The affair has been largely passed over — the minister’s lawyers recently obtained a postponement of an appearance before investigators. Mr. Darmanin has also moved on to a task his predecessor failed at, placating the police in the country with the highest security agent-to-citizen ratio in Europe. Mr. Macron would know well what he owes the French national police: ever-tougher police tactics put down the Yellow Vest popular uprising against his political reforms that threatened his presidency in 2018.
“Darmanin is someone who adapts very impressively to his circumstances,” said Pierre Mathiot, the director of the Political Studies Institute at Lille, where Mr. Darmanin was a student, and who has known him for several decades.
“So he’s understood that he’s got to be the minister of the police. And not of the people who have relations with them,” Mr. Mathiot said. “He’s using this crisis to get more for the police than Castaner got.” He added that Mr. Darmanin would use the proposed restrictions on citizens filming officers to get more funding for the police.
Critics have struggled to situate Mr. Darmanin politically, which speaks to his great usefulness for Mr. Macron, who has staked out a middle ground in French politics himself. Is he from the right? From the center? Even a little bit on the left, because of his modest family background?
“It’s hard to say whether he’s authoritarian or not,” Mr. Mathiot said. “I don’t think he’s that different from Macron.”
Mr. Darmanin is definitely not of the economic and educational elite who fill the ranks of the president’s aides. His father ran a bar in the industrial north and his mother was a cleaner at the French central bank. Mr. Darmanin’s Muslim grandfather fought for the French in the Algerian independence war, and his own middle name is Moussa.
Mr. Darmanin’s aides did not make him available for an interview, and a half-dozen of his former parliamentary colleagues in the center-right party he belonged to previously did not respond to interview requests, though several have been quoted expressing bitterness at him for abandoning them to join Mr. Macron.

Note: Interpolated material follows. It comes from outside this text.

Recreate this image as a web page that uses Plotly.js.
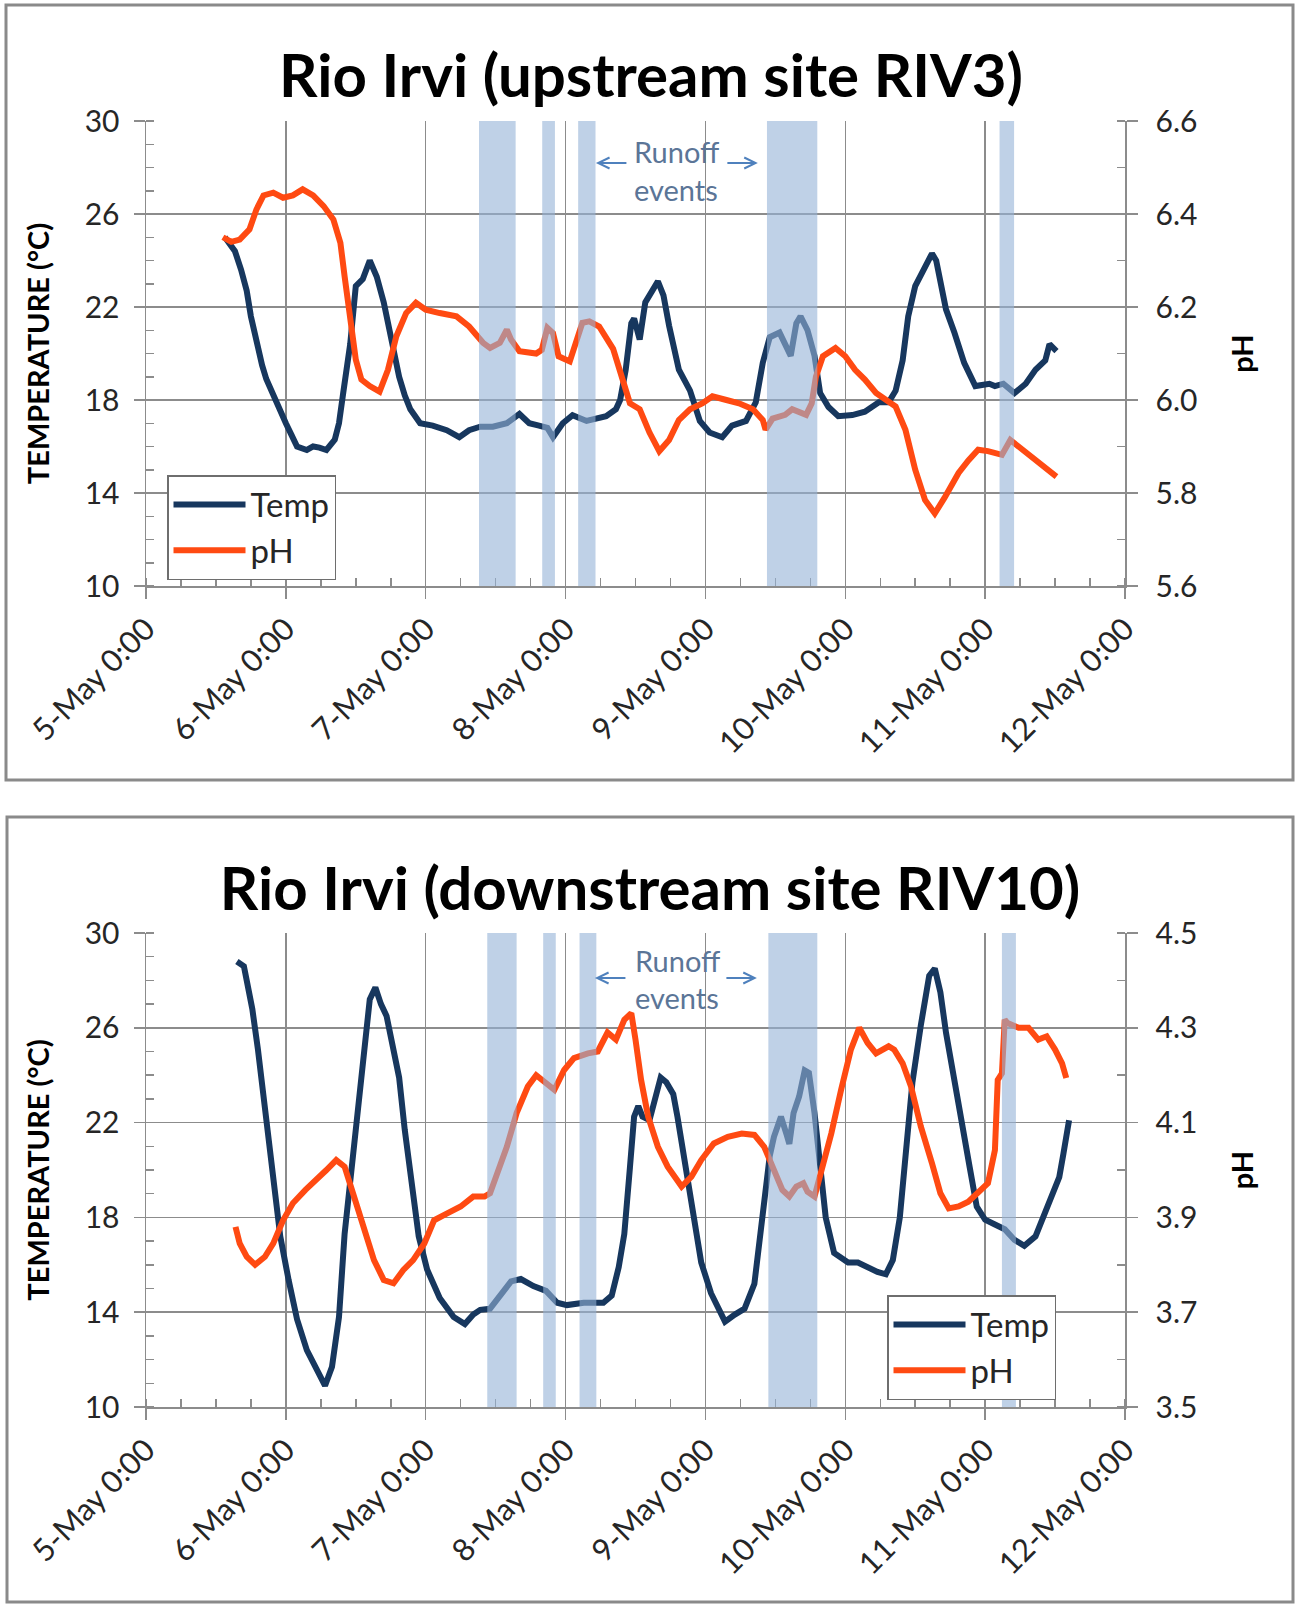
<!DOCTYPE html>
<html>
<head>
<meta charset="utf-8">
<script src="https://cdn.plot.ly/plotly-3.0.1.min.js"></script>
<style>
  html, body { margin: 0; padding: 0; background: #ffffff; }
  #top { width: 1300px; height: 800px; }
  #bot { width: 1300px; height: 809px; }
</style>
</head>
<body>
<div id="top"></div>
<div id="bot"></div>
<script>
// ---------- DATA (time = day of May, fractional) ----------
const xTickVals = [5, 6, 7, 8, 9, 10, 11, 12];
const xTickLabels = ['5-May 0:00', '6-May 0:00', '7-May 0:00', '8-May 0:00', '9-May 0:00', '10-May 0:00', '11-May 0:00', '12-May 0:00'];

// Upstream site RIV3
const upTempTime = [5.564,5.60,5.636,5.68,5.72,5.75,5.79,5.83,5.86,5.93,6.0,6.04,6.08,6.15,6.195,6.24,6.29,6.35,6.38,6.41,6.46,6.5,6.55,6.6,6.65,6.7,6.74,6.78,6.81,6.85,6.89,6.96,7.05,7.15,7.24,7.31,7.39,7.48,7.58,7.67,7.74,7.81,7.87,7.91,7.98,8.05,8.15,8.29,8.36,8.39,8.43,8.47,8.49,8.53,8.57,8.6,8.66,8.7,8.74,8.81,8.89,8.96,9.03,9.12,9.19,9.29,9.36,9.41,9.46,9.53,9.57,9.61,9.65,9.68,9.73,9.78,9.82,9.88,9.95,10.05,10.14,10.24,10.31,10.36,10.41,10.45,10.5,10.56,10.62,10.65,10.69,10.72,10.78,10.85,10.93,11.03,11.07,11.13,11.21,11.29,11.36,11.43,11.46,11.51];
const upTemp = [25.0,24.7,24.4,23.6,22.7,21.6,20.4,19.5,18.9,17.9,17.0,16.5,16.0,15.85,16.0,15.95,15.85,16.3,17.0,18.3,20.4,22.9,23.2,24.0,23.3,22.2,21.0,19.8,19.0,18.2,17.6,17.0,16.9,16.7,16.4,16.7,16.85,16.85,17.0,17.4,17.0,16.9,16.8,16.4,17.0,17.35,17.1,17.3,17.6,18.0,19.3,21.3,21.5,20.6,22.2,22.5,23.1,22.5,21.2,19.3,18.4,17.1,16.6,16.4,16.9,17.1,17.9,19.6,20.7,20.9,20.4,19.9,21.3,21.6,21.0,19.9,18.3,17.7,17.3,17.35,17.5,17.9,17.9,18.4,19.7,21.6,22.9,23.6,24.3,24.0,22.7,21.9,20.9,19.6,18.6,18.7,18.6,18.7,18.3,18.7,19.3,19.7,20.4,20.1];
const upPhTime = [5.55,5.61,5.67,5.74,5.79,5.84,5.91,5.98,6.05,6.12,6.195,6.27,6.34,6.39,6.42,6.46,6.5,6.54,6.6,6.67,6.73,6.79,6.86,6.93,7.0,7.1,7.22,7.31,7.41,7.46,7.53,7.58,7.61,7.67,7.79,7.83,7.87,7.91,7.95,8.03,8.08,8.12,8.17,8.24,8.34,8.41,8.46,8.53,8.6,8.67,8.74,8.81,8.89,8.98,9.05,9.15,9.24,9.34,9.41,9.43,9.48,9.57,9.62,9.72,9.76,9.79,9.84,9.93,10.0,10.07,10.14,10.22,10.29,10.36,10.43,10.5,10.57,10.64,10.71,10.81,10.88,10.95,11.02,11.12,11.18,11.24,11.33,11.43,11.51];
const upPh = [6.35,6.34,6.345,6.367,6.41,6.44,6.446,6.435,6.44,6.453,6.44,6.417,6.388,6.338,6.266,6.18,6.087,6.044,6.03,6.018,6.065,6.137,6.187,6.209,6.194,6.187,6.18,6.158,6.123,6.112,6.123,6.151,6.13,6.105,6.1,6.108,6.155,6.144,6.094,6.083,6.13,6.166,6.169,6.158,6.11,6.044,5.993,5.98,5.93,5.89,5.914,5.957,5.98,5.993,6.008,6.0,5.993,5.98,5.957,5.936,5.96,5.968,5.98,5.968,5.993,6.05,6.094,6.112,6.094,6.065,6.044,6.015,6.0,5.986,5.936,5.85,5.785,5.756,5.79,5.843,5.87,5.893,5.89,5.882,5.914,5.9,5.879,5.853,5.835];
const upRunoffStart = [7.381, 7.833, 8.09, 9.44, 11.103];
const upRunoffEnd   = [7.643, 7.924, 8.214, 9.80, 11.207];

// Downstream site RIV10
const dnTempTime = [5.65,5.70,5.72,5.76,5.80,5.85,5.90,5.96,6.02,6.08,6.15,6.22,6.28,6.33,6.38,6.42,6.47,6.52,6.57,6.6,6.64,6.68,6.72,6.76,6.81,6.85,6.9,6.95,7.01,7.1,7.2,7.28,7.34,7.39,7.46,7.53,7.61,7.68,7.77,7.86,7.94,8.01,8.13,8.27,8.33,8.38,8.42,8.46,8.49,8.52,8.55,8.6,8.65,8.68,8.72,8.77,8.8,8.85,8.9,8.97,9.04,9.14,9.21,9.28,9.35,9.41,9.46,9.49,9.54,9.58,9.6,9.63,9.67,9.71,9.74,9.78,9.82,9.86,9.92,10.02,10.09,10.16,10.23,10.29,10.34,10.39,10.44,10.48,10.54,10.6,10.64,10.68,10.72,10.78,10.84,10.89,10.94,11.0,11.07,11.14,11.21,11.28,11.36,11.43,11.49,11.53,11.56,11.58,11.6];
const dnTemp = [28.8,28.6,28.0,26.8,25.1,22.7,19.9,17.2,15.35,13.7,12.4,11.55,10.9,11.7,13.8,17.3,20.1,23.2,26.1,27.2,27.7,27.0,26.5,25.35,23.9,21.7,19.4,17.2,15.8,14.6,13.8,13.5,13.9,14.1,14.15,14.7,15.3,15.4,15.1,14.9,14.4,14.3,14.4,14.4,14.7,15.9,17.3,20.1,22.25,22.7,22.25,22.1,23.2,23.9,23.7,23.2,22.25,20.4,18.3,16.1,14.8,13.6,13.9,14.15,15.2,17.9,20.6,21.4,22.25,21.5,21.1,22.4,23.1,24.2,24.1,22.4,20.1,18.0,16.5,16.1,16.1,15.9,15.7,15.6,16.2,18.0,20.85,23.7,26.1,28.2,28.5,27.5,25.8,23.9,21.8,20.1,18.45,17.9,17.7,17.5,17.05,16.8,17.2,18.2,19.15,19.7,20.7,21.5,22.1];
const dnPhTime = [5.64,5.67,5.72,5.78,5.85,5.91,5.98,6.05,6.14,6.22,6.29,6.36,6.42,6.48,6.56,6.63,6.7,6.77,6.84,6.91,6.99,7.06,7.15,7.25,7.34,7.42,7.46,7.51,7.58,7.65,7.73,7.79,7.84,7.92,7.99,8.06,8.16,8.23,8.3,8.36,8.42,8.47,8.5,8.54,8.59,8.66,8.73,8.83,8.9,8.97,9.06,9.16,9.26,9.35,9.42,9.49,9.55,9.6,9.65,9.7,9.73,9.78,9.83,9.9,9.97,10.04,10.1,10.16,10.22,10.31,10.35,10.41,10.47,10.54,10.62,10.68,10.74,10.81,10.88,10.95,11.02,11.05,11.07,11.09,11.12,11.14,11.16,11.24,11.31,11.38,11.44,11.5,11.55,11.58];
const dnPh = [3.88,3.845,3.817,3.80,3.817,3.845,3.894,3.93,3.958,3.979,4.0,4.021,4.007,3.951,3.873,3.81,3.768,3.761,3.789,3.81,3.845,3.894,3.908,3.923,3.944,3.944,3.951,3.993,4.049,4.12,4.176,4.2,4.187,4.169,4.211,4.236,4.246,4.25,4.29,4.275,4.317,4.331,4.275,4.19,4.113,4.049,4.007,3.965,3.986,4.021,4.056,4.07,4.077,4.074,4.049,4.0,3.958,3.944,3.965,3.972,3.954,3.944,4.0,4.077,4.169,4.254,4.3,4.268,4.246,4.261,4.254,4.225,4.176,4.092,4.014,3.951,3.919,3.923,3.933,3.951,3.972,4.014,4.042,4.19,4.204,4.317,4.31,4.3,4.3,4.275,4.282,4.254,4.225,4.194];
const dnRunoffStart = [7.44, 7.84, 8.10, 9.45, 11.12];
const dnRunoffEnd   = [7.65, 7.93, 8.22, 9.80, 11.22];

const seriesNames = ['Temp', 'pH'];
const titles = ['Rio Irvi (upstream site RIV3)', 'Rio Irvi (downstream site RIV10)'];

// ---------- STYLE ----------
const FONT = 'Lato, "Open Sans", "DejaVu Sans", sans-serif';
const TEMP_COLOR = '#17375e';
const PH_COLOR = '#ff4a12';
const GRID = '#8c8c8c';
const TXT = '#262626';
const BAND = '#95b3d7';
const ARROW = '#4f81bd';

function buildChart(divId, cfg) {
  const W = 1300, H = cfg.height;
  const m = cfg.margin;
  const pw = W - m.l - m.r, ph = H - m.t - m.b;
  const px2paperX = px => (px - m.l) / pw;
  const px2paperY = py => (H - m.b - py) / ph;

  const traces = [
    { x: cfg.tempTime, y: cfg.temp, name: seriesNames[0], type: 'scatter', mode: 'lines',
      line: { color: TEMP_COLOR, width: 6 }, yaxis: 'y', legendgroup: 'a', legend: 'legend' },
    { x: cfg.phTime, y: cfg.ph, name: seriesNames[1], type: 'scatter', mode: 'lines',
      line: { color: PH_COLOR, width: 6 }, yaxis: 'y2', legendgroup: 'b', legend: 'legend' }
  ];

  const shapes = [];
  for (let i = 0; i < cfg.bandStart.length; i++) {
    shapes.push({ type: 'rect', xref: 'x', yref: 'paper', x0: cfg.bandStart[i], x1: cfg.bandEnd[i],
      y0: 0, y1: 1, fillcolor: BAND, opacity: 0.6, line: { width: 0 }, layer: 'above' });
  }
  // panel border
  shapes.push({ type: 'rect', xref: 'paper', yref: 'paper',
    x0: px2paperX(cfg.border[0]), x1: px2paperX(cfg.border[2]),
    y0: px2paperY(cfg.border[3]), y1: px2paperY(cfg.border[1]),
    line: { color: '#8a8a8a', width: 3 }, fillcolor: 'rgba(0,0,0,0)', layer: 'below' });

  const annotations = [
    { xref: 'x', yref: 'paper', x: cfg.runoffX, y: px2paperY(cfg.runoffY[0]), text: 'Runoff',
      showarrow: false, font: { family: FONT, size: 29, color: '#5b7597' }, xanchor: 'center', yanchor: 'middle' },
    { xref: 'x', yref: 'paper', x: cfg.runoffX, y: px2paperY(cfg.runoffY[1]), text: 'events',
      showarrow: false, font: { family: FONT, size: 29, color: '#5b7597' }, xanchor: 'center', yanchor: 'middle' },
    { xref: 'x', yref: 'paper', x: cfg.arrowTips[0], y: px2paperY(cfg.arrowY), text: '',
      showarrow: true, arrowhead: 5, arrowsize: 1.1, arrowwidth: 2, arrowcolor: ARROW, axref: 'pixel', ayref: 'pixel', ax: 32, ay: 0 },
    { xref: 'x', yref: 'paper', x: cfg.arrowTips[1], y: px2paperY(cfg.arrowY), text: '',
      showarrow: true, arrowhead: 5, arrowsize: 1.1, arrowwidth: 2, arrowcolor: ARROW, axref: 'pixel', ayref: 'pixel', ax: -32, ay: 0 }
  ];

  const layout = {
    width: W, height: H,
    margin: m,
    paper_bgcolor: '#ffffff', plot_bgcolor: '#ffffff',
    font: { family: FONT, color: TXT },
    title: { text: cfg.title, font: { family: FONT, size: 60, weight: 'bold', color: '#000000' },
      x: cfg.titleX / W, xref: 'container', xanchor: 'center', y: 1 - cfg.titleY / H, yref: 'container', yanchor: 'middle' },
    showlegend: true,
    legend: { x: px2paperX(cfg.legendPos[0]), y: px2paperY(cfg.legendPos[1]), xanchor: 'left', yanchor: 'top',
      bgcolor: '#ffffff', bordercolor: '#6e6e6e', borderwidth: 1.5, font: { family: FONT, size: 33, color: TXT },
      tracegroupgap: 0, itemwidth: 72 },
    xaxis: {
      range: [5, 12], tickmode: 'array', tickvals: xTickVals, ticktext: xTickLabels,
      tickangle: -45, tickfont: { family: FONT, size: 31, color: TXT },
      ticks: 'outside', ticklen: 11, tickwidth: 1.5, tickcolor: GRID,
      showgrid: true, gridcolor: GRID, gridwidth: 1.5,
      showline: true, linecolor: GRID, linewidth: 1.5, zeroline: false,
      minor: { ticks: 'inside', ticklen: 8, tickwidth: 1.5, tickcolor: GRID, tick0: 5, dtick: 0.25, showgrid: false }
    },
    yaxis: {
      range: [10, 30], tick0: 10, dtick: 4, tickfont: { family: FONT, size: 30, color: TXT },
      ticks: 'outside', ticklen: 11, tickwidth: 1.5, tickcolor: GRID, ticklabelstandoff: 8,
      showgrid: true, gridcolor: GRID, gridwidth: 1.5,
      showline: true, linecolor: GRID, linewidth: 1.5, zeroline: false,
      minor: { ticks: 'inside', ticklen: 8, tickwidth: 1.5, tickcolor: GRID, tick0: 10, dtick: 1, showgrid: false },
      title: { text: 'TEMPERATURE (°C)', font: { family: FONT, size: 29, weight: 'bold', color: '#000000' }, standoff: 26 }
    },
    yaxis2: {
      overlaying: 'y', side: 'right', range: cfg.phRange, tick0: cfg.phRange[0], dtick: 0.2, tickformat: '.1f',
      tickfont: { family: FONT, size: 30, color: TXT },
      ticks: 'outside', ticklen: 11, tickwidth: 1.5, tickcolor: GRID, ticklabelstandoff: 12,
      showgrid: false, showline: true, linecolor: GRID, linewidth: 1.5, zeroline: false,
      minor: { ticks: 'inside', ticklen: 8, tickwidth: 1.5, tickcolor: GRID, tick0: cfg.phRange[0], dtick: 0.1, showgrid: false },
      title: { text: 'pH', font: { family: FONT, size: 29, weight: 'bold', color: '#000000' }, standoff: 36 }
    },
    shapes: shapes,
    annotations: annotations
  };

  Plotly.newPlot(divId, traces, layout, { displayModeBar: false, staticPlot: true });
}

buildChart('top', {
  height: 800,
  margin: { l: 146, r: 175, t: 121, b: 214 },
  tempTime: upTempTime, temp: upTemp, phTime: upPhTime, ph: upPh,
  bandStart: upRunoffStart, bandEnd: upRunoffEnd,
  phRange: [5.6, 6.6],
  title: titles[0], titleX: 651, titleY: 76,
  border: [6, 5, 1293, 780],
  legendPos: [167, 475],
  runoffX: 8.79, runoffY: [151, 189],
  arrowTips: [8.217, 9.375], arrowY: 163
});

buildChart('bot', {
  height: 809,
  margin: { l: 146, r: 175, t: 133, b: 202 },
  tempTime: dnTempTime, temp: dnTemp, phTime: dnPhTime, ph: dnPh,
  bandStart: dnRunoffStart, bandEnd: dnRunoffEnd,
  phRange: [3.5, 4.5],
  title: titles[1], titleX: 650, titleY: 89,
  border: [7, 17, 1293, 802],
  legendPos: [887, 495],
  runoffX: 8.80, runoffY: [160, 197],
  arrowTips: [8.21, 9.368], arrowY: 178
});
</script>
</body>
</html>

“He’s coming out of a very working-class background,” one of Mr. Darmanin’s top aides said in an interview, “and his idea is, you’ve got to speak to the people more. He’s the incarnation of the working-class right.” The aide asked not to be quoted by name under prevailing ground rules in French ministries.
Up until the moment when Mr. Macron first recruited him in 2017, his political credentials were impeccably on the French right. He was campaign manager for former President Nicolas Sarkozy in his failed bid to regain his position in the 2017 election; mayor of Tourcoing, a grimy industrial town in the north, and the parliamentary representative for France’s main center-right party from his home base in the north.
He succeeded a politician, Christian Vanneste, who gave him his political start as an intern, and who was subsequently forced out of the party — Mr. Vanneste said he resigned — for his blatant homophobia. Mr. Darmanin, seizing the opportunity, ran against him and won. Mr. Vanneste has never forgiven him.
“He’s a careerist, and an absolutely miserable one,” Mr. Vanneste said. “He betrayed me, that’s all. You don’t bite the hand that feeds you.”
Others have a somewhat more nuanced view.
“What he tries to do is seize the opportunities of the moment — to gain position,” said a centrist deputy in the French Parliament, Charles de Courson. “And Macron is trying to use him, in order to crush the right.”